Seagate plans to launch a series of solid state drives (SSDs) in 2008 in a range of capacities and form factors.
SSDs are based on Flash memory, rather than spinning magnetic platters with a moving head.
Although currently a lot more costly to manufacture and not as capacious, SSDs are significantly faster, more reliable, lighter and less power-hungry than their mechanical counterparts.
Ian O’Leary, corporate communications director for Seagate in EMEA, said: “Seagate plans to introduce its own SSDs sometime in 2008 to augment what is already the broadest product line in the storage industry.

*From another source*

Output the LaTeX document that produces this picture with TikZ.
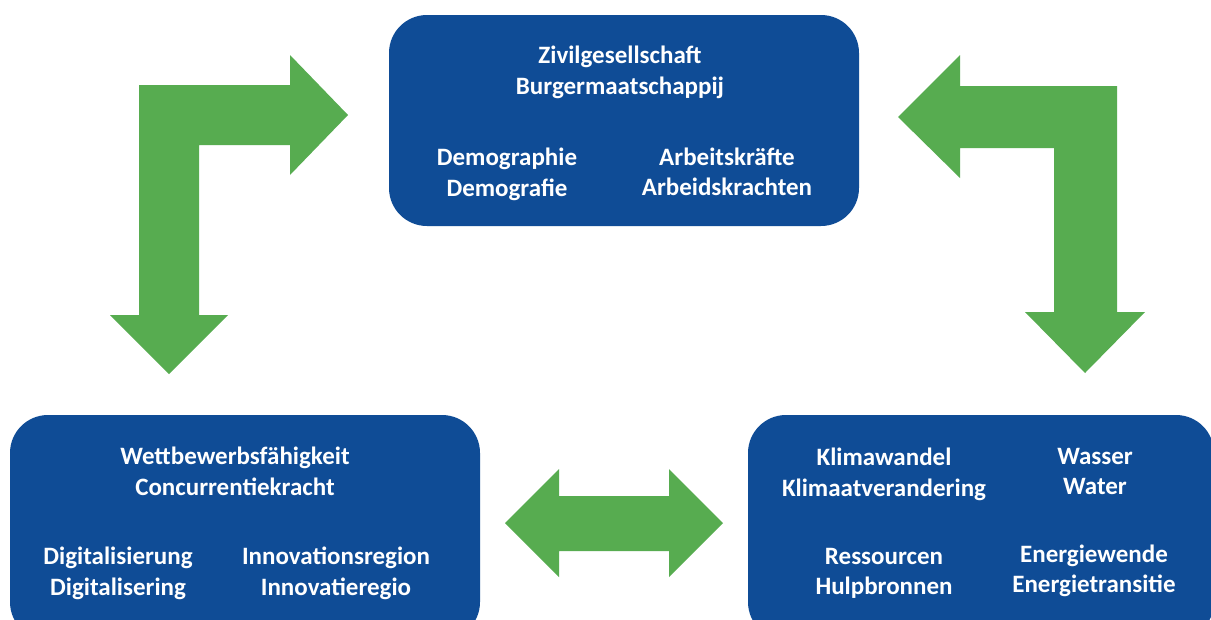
\documentclass[tikz,border=0pt]{standalone}
\usepackage{fontspec}
\setmainfont{Carlito}
\definecolor{boxblue}{RGB}{15,76,150}
\definecolor{arrowgreen}{RGB}{87,172,80}
\begin{document}
\begin{tikzpicture}[x=1pt,y=-1pt,
  box/.style={fill=boxblue, draw=none, rounded corners=38pt, inner sep=0pt},
  lbl/.style={text=white, font=\fontsize{25}{30.5}\selectfont\bfseries, align=center, inner sep=0pt},
  blockarrow/.style={fill=arrowgreen, draw=none}]
\useasboundingbox (0,0) rectangle (1211,619);
\fill[white] (0,0) rectangle (1211,619);
\begin{scope}
\clip (0,0) rectangle (1211,619);
% boxes
\node[box, minimum width=470pt, minimum height=211pt] (topbox) at (624,120.5) {};
\node[box, minimum width=470pt, minimum height=225pt] (leftbox) at (245,527.5) {};
\node[box, minimum width=466pt, minimum height=225pt] (rightbox) at (981,527.5) {};
\end{scope}
% texts top
\node[lbl] (t1) at (620,72.5) {Zivilgesellschaft\\Burgermaatschappij};
\node[lbl] (t2) at (507,174.5) {Demographie\\Demografie};
\node[lbl] (t3) at (727,172) {Arbeitskräfte\\Arbeidskrachten};
% texts left
\node[lbl] (l1) at (235,471.5) {Wettbewerbsfähigkeit\\Concurrentiekracht};
\node[lbl] (l2) at (118,573.5) {Digitalisierung\\Digitalisering};
\node[lbl] (l3) at (336,573.5) {Innovationsregion\\Innovatieregio};
% texts right
\node[lbl] (r1) at (884,474.5) {Klimawandel\\Klimaatverandering};
\node[lbl] (r2) at (1095,471.5) {Wasser\\Water};
\node[lbl] (r3) at (884,573.5) {Ressourcen\\Hulpbronnen};
\node[lbl] (r4) at (1094,571) {Energiewende\\Energietransitie};
% left L arrow
\fill[blockarrow] (348,115) -- (290,55) -- (290,85) -- (139,85) -- (139,315) -- (110,315)
  -- (169,374) -- (228,315) -- (199,315) -- (199,145) -- (290,145) -- (290,175) -- cycle;
% right L arrow
\fill[blockarrow] (898,117) -- (960,55) -- (960,86) -- (1117,86) -- (1117,312) -- (1145,312)
  -- (1085,373) -- (1025,312) -- (1054,312) -- (1054,148) -- (960,148) -- (960,178) -- cycle;
% double arrow
\fill[blockarrow] (505,523) -- (559,469) -- (559,496) -- (669,496) -- (669,469) -- (723,523)
  -- (669,577) -- (669,551) -- (559,551) -- (559,577) -- cycle;
\end{tikzpicture}
\end{document}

“Seagate has already introduced hybrid hard drives, which combine Flash memory on a hard drive for ‘best of both’ advantages, and we believe that a large part of the storage market will adopt this technology.”
The company’s hybrid drives store the most frequently accessed data on the Flash memory part of the drive, such as the operating system and application files, thereby offering a balance between speed, capacity and price.
Seagate believes that, as drive capacities and market adoption increase, prices will fall in much the same way as with traditional hard drives.
Analysts are expecting the market to take off in the coming years, driven mainly by use in mission-critical server systems and ultra-mobile devices.
In-Stat has estimated that, although SSDs will penetrate no more than 6% of the PC market by 2011, shipments will jump from nearly zero in 2006 to 24 million in 2011.